• [GOAL] You are to retype all of the data exactly as it appears.
::: DATA LINES
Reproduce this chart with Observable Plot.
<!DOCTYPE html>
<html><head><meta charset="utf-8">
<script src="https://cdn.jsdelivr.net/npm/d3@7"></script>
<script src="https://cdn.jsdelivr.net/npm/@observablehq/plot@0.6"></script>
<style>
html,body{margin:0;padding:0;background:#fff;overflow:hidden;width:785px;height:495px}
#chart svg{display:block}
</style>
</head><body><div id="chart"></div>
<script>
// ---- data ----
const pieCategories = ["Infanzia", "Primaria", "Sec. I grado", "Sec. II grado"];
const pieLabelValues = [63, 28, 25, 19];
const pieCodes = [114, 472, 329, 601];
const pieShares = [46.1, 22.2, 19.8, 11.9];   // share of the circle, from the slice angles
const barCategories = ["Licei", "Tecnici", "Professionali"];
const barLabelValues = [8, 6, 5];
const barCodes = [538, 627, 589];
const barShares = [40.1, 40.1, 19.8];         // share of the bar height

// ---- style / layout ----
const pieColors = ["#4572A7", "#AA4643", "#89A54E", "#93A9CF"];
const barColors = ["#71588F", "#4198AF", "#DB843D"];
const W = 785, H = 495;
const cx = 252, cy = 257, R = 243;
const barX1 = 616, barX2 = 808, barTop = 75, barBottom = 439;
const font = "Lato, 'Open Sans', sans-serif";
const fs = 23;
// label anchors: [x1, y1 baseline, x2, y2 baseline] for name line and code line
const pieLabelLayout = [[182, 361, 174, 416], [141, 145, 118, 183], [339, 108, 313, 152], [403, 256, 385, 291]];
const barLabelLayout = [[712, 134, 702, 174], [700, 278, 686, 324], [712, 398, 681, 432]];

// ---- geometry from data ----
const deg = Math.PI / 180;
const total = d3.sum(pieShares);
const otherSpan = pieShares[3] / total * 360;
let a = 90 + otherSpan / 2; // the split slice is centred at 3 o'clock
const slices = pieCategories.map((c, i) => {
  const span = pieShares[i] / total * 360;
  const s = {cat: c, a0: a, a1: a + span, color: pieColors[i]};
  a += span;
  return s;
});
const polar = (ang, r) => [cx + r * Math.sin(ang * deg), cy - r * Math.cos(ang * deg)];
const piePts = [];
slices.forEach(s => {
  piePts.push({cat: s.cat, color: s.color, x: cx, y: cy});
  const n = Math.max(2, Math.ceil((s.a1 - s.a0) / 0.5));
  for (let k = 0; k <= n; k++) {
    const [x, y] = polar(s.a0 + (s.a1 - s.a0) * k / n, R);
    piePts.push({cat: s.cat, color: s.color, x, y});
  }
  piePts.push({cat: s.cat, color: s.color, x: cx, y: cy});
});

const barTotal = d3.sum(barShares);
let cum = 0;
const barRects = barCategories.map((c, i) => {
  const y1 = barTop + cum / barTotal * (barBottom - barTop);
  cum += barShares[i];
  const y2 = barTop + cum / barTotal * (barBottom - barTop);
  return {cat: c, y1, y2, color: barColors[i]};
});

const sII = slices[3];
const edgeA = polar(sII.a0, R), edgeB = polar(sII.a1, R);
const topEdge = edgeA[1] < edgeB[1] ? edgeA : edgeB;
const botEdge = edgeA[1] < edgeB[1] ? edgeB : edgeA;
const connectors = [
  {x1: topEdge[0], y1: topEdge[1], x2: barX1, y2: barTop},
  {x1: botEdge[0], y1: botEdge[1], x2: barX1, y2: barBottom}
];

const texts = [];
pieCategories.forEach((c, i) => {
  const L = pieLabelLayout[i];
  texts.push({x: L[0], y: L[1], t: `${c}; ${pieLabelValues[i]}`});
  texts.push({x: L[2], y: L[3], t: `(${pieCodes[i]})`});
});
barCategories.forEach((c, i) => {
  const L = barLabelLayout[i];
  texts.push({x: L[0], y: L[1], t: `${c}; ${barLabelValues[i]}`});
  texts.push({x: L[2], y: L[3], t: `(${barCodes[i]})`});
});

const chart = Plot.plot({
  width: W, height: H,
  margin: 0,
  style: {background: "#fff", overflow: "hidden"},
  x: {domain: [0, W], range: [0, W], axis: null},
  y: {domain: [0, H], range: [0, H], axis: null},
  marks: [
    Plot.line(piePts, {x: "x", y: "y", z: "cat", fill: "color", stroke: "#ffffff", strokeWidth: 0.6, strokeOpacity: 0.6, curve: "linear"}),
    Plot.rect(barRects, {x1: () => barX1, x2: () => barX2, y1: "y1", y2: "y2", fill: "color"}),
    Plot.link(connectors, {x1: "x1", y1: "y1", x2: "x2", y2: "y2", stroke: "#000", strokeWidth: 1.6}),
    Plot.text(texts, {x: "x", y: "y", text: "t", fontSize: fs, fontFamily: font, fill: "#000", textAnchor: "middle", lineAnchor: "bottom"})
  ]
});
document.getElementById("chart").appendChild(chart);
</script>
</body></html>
::::::
• [RESULT OF THE TASK]
Reproduce this chart with Observable Plot.
<!DOCTYPE html>
<html><head><meta charset="utf-8">
<script src="https://cdn.jsdelivr.net/npm/d3@7"></script>
<script src="https://cdn.jsdelivr.net/npm/@observablehq/plot@0.6"></script>
<style>
html,body{margin:0;padding:0;background:#fff;overflow:hidden;width:785px;height:495px}
#chart svg{display:block}
</style>
</head><body><div id="chart"></div>
<script>
// ---- data ----
const pieCategories = ["Infanzia", "Primaria", "Sec. I grado", "Sec. II grado"];
const pieLabelValues = [63, 28, 25, 19];
const pieCodes = [114, 472, 329, 601];
const pieShares = [46.1, 22.2, 19.8, 11.9];   // share of the circle, from the slice angles
const barCategories = ["Licei", "Tecnici", "Professionali"];
const barLabelValues = [8, 6, 5];
const barCodes = [538, 627, 589];
const barShares = [40.1, 40.1, 19.8];         // share of the bar height

// ---- style / layout ----
const pieColors = ["#4572A7", "#AA4643", "#89A54E", "#93A9CF"];
const barColors = ["#71588F", "#4198AF", "#DB843D"];
const W = 785, H = 495;
const cx = 252, cy = 257, R = 243;
const barX1 = 616, barX2 = 808, barTop = 75, barBottom = 439;
const font = "Lato, 'Open Sans', sans-serif";
const fs = 23;
// label anchors: [x1, y1 baseline, x2, y2 baseline] for name line and code line
const pieLabelLayout = [[182, 361, 174, 416], [141, 145, 118, 183], [339, 108, 313, 152], [403, 256, 385, 291]];
const barLabelLayout = [[712, 134, 702, 174], [700, 278, 686, 324], [712, 398, 681, 432]];

// ---- geometry from data ----
const deg = Math.PI / 180;
const total = d3.sum(pieShares);
const otherSpan = pieShares[3] / total * 360;
let a = 90 + otherSpan / 2; // the split slice is centred at 3 o'clock
const slices = pieCategories.map((c, i) => {
  const span = pieShares[i] / total * 360;
  const s = {cat: c, a0: a, a1: a + span, color: pieColors[i]};
  a += span;
  return s;
});
const polar = (ang, r) => [cx + r * Math.sin(ang * deg), cy - r * Math.cos(ang * deg)];
const piePts = [];
slices.forEach(s => {
  piePts.push({cat: s.cat, color: s.color, x: cx, y: cy});
  const n = Math.max(2, Math.ceil((s.a1 - s.a0) / 0.5));
  for (let k = 0; k <= n; k++) {
    const [x, y] = polar(s.a0 + (s.a1 - s.a0) * k / n, R);
    piePts.push({cat: s.cat, color: s.color, x, y});
  }
  piePts.push({cat: s.cat, color: s.color, x: cx, y: cy});
});

const barTotal = d3.sum(barShares);
let cum = 0;
const barRects = barCategories.map((c, i) => {
  const y1 = barTop + cum / barTotal * (barBottom - barTop);
  cum += barShares[i];
  const y2 = barTop + cum / barTotal * (barBottom - barTop);
  return {cat: c, y1, y2, color: barColors[i]};
});

const sII = slices[3];
const edgeA = polar(sII.a0, R), edgeB = polar(sII.a1, R);
const topEdge = edgeA[1] < edgeB[1] ? edgeA : edgeB;
const botEdge = edgeA[1] < edgeB[1] ? edgeB : edgeA;
const connectors = [
  {x1: topEdge[0], y1: topEdge[1], x2: barX1, y2: barTop},
  {x1: botEdge[0], y1: botEdge[1], x2: barX1, y2: barBottom}
];

const texts = [];
pieCategories.forEach((c, i) => {
  const L = pieLabelLayout[i];
  texts.push({x: L[0], y: L[1], t: `${c}; ${pieLabelValues[i]}`});
  texts.push({x: L[2], y: L[3], t: `(${pieCodes[i]})`});
});
barCategories.forEach((c, i) => {
  const L = barLabelLayout[i];
  texts.push({x: L[0], y: L[1], t: `${c}; ${barLabelValues[i]}`});
  texts.push({x: L[2], y: L[3], t: `(${barCodes[i]})`});
});

const chart = Plot.plot({
  width: W, height: H,
  margin: 0,
  style: {background: "#fff", overflow: "hidden"},
  x: {domain: [0, W], range: [0, W], axis: null},
  y: {domain: [0, H], range: [0, H], axis: null},
  marks: [
    Plot.line(piePts, {x: "x", y: "y", z: "cat", fill: "color", stroke: "#ffffff", strokeWidth: 0.6, strokeOpacity: 0.6, curve: "linear"}),
    Plot.rect(barRects, {x1: () => barX1, x2: () => barX2, y1: "y1", y2: "y2", fill: "color"}),
    Plot.link(connectors, {x1: "x1", y1: "y1", x2: "x2", y2: "y2", stroke: "#000", strokeWidth: 1.6}),
    Plot.text(texts, {x: "x", y: "y", text: "t", fontSize: fs, fontFamily: font, fill: "#000", textAnchor: "middle", lineAnchor: "bottom"})
  ]
});
document.getElementById("chart").appendChild(chart);
</script>
</body></html>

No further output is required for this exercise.